To start working in an assembly way and motivate towards these practices, it can be introduced in a very didactic way, through games, using some group dynamics to exercise consensus or debate and starting with short-term experiences according to age and experience.

It is important to invent mechanisms that promote the participation of all members of the group. There are people who are less motivated to participate, either because of shyness, lack of self-esteem or because they have fewer tools to do so. The reasons are multiple.

For this, some mechanisms can be put in place to collect opinions. One of them may be the so-called consultation systems and opinion wheels. Opinion wheels are a simple technique by which the opinion of each person is asked in turn, one by one and without debates.

Consultation systems help us to collect the opinion of all the actors involved. Sometimes it is useful to use non-verbal techniques, as they facilitate the participation of people who do not feel comfortable speaking. We can do it through corporal expression, showing coloured cards, etc. When the subject is controversial, anonymous and written expression can help reveal some opinions. Likewise, the separation into small discussion or work groups favours active listening and participation. It is a tremendously simple tool to apply but with extraordinary results.

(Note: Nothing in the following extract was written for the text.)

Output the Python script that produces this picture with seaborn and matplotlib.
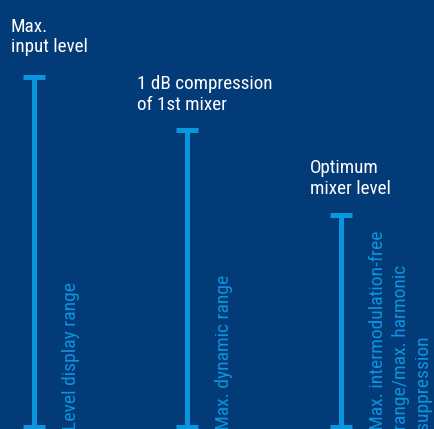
import matplotlib
matplotlib.use("Agg")
import matplotlib.pyplot as plt
import seaborn as sns
import pandas as pd

# ---- data ----
range_names = ["Level display range",
               "Max. dynamic range",
               "Max. intermodulation-free\nrange/max. harmonic\nsuppression"]
top_labels = ["Max.\ninput level",
              "1 dB compression\nof 1st mixer",
              "Optimum\nmixer level"]
top_level = [350, 297, 212]
bottom_level = [0, 0, 0]

# ---- style ----
BG = "#033a78"
BLUE = "#0a96de"
sns.set_theme(style="white", rc={"axes.facecolor": BG, "figure.facecolor": BG,
                                 "savefig.facecolor": BG})
plt.rcParams["font.family"] = ["Roboto Condensed", "Roboto", "DejaVu Sans"]

df = pd.DataFrame({
    "range": [r for r in range_names for _ in range(2)],
    "pos": [i for i in range(len(range_names)) for _ in range(2)],
    "level": [v for pair in zip(bottom_level, top_level) for v in pair],
})

fig = plt.figure(figsize=(4.35, 4.29), dpi=100)
ax = fig.add_axes([0, 0, 1, 1])
sns.lineplot(data=df, x="pos", y="level", units="range", estimator=None,
             sort=False, color=BLUE, lw=3.6, marker="_", markersize=16,
             mew=3.6, mec=BLUE, ax=ax, legend=False)
ax.set_xlim(-34 / 153.5, 2 + 94 / 153.5)
ax.set_ylim(-2.5, 426.5)
ax.axis("off")

# top labels (pixel offsets from cap)
label_offsets = [(-23, 20), (-50, 16), (-31, 16.5)]
for i, (lab, top) in enumerate(zip(top_labels, top_level)):
    dx, dy = label_offsets[i]
    ax.annotate(lab, xy=(i, top), xytext=(dx, dy), textcoords="offset pixels",
                ha="left", va="bottom", color="white", fontsize=13.8,
                linespacing=1.2)

# rotated labels next to each line
for i, (name, bot) in enumerate(zip(range_names, bottom_level)):
    ax.annotate(name, xy=(i, bot), xytext=(28, -3), textcoords="offset pixels",
                rotation=90, rotation_mode="anchor", ha="left", va="top",
                color=BLUE, fontsize=14.0, linespacing=1.33, fontweight="normal",
                multialignment="left", annotation_clip=False)

fig.savefig("out.png", dpi=100, facecolor=BG)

Horizontal relationships seek to reach decisions preferably through consensus. The decision by consensus is a decision process that seeks not only the agreement of the majority of the participants, but also pursues the objective of resolving or mitigating the objections of the minority to reach the most satisfactory and inclusive decision. The consensus does not seek to exclude the minority but to include it. The consensus process is, without a doubt, complex, but the benefits are high, since it avoids unresolved conflicts and seeks the integration of all the participants so that they are not excluded. In addition, the solutions it arrives at are usually complete and imaginative. Consensus does not mean that everyone comes to think the same or try to completely convince the rest, it tries to bring the different positions closer, generating an alternative that contemplates aspects of all. This implies being willing to move from our opinions and seek agreement, not entrench ourselves in our opinion and be able to modify our point of view.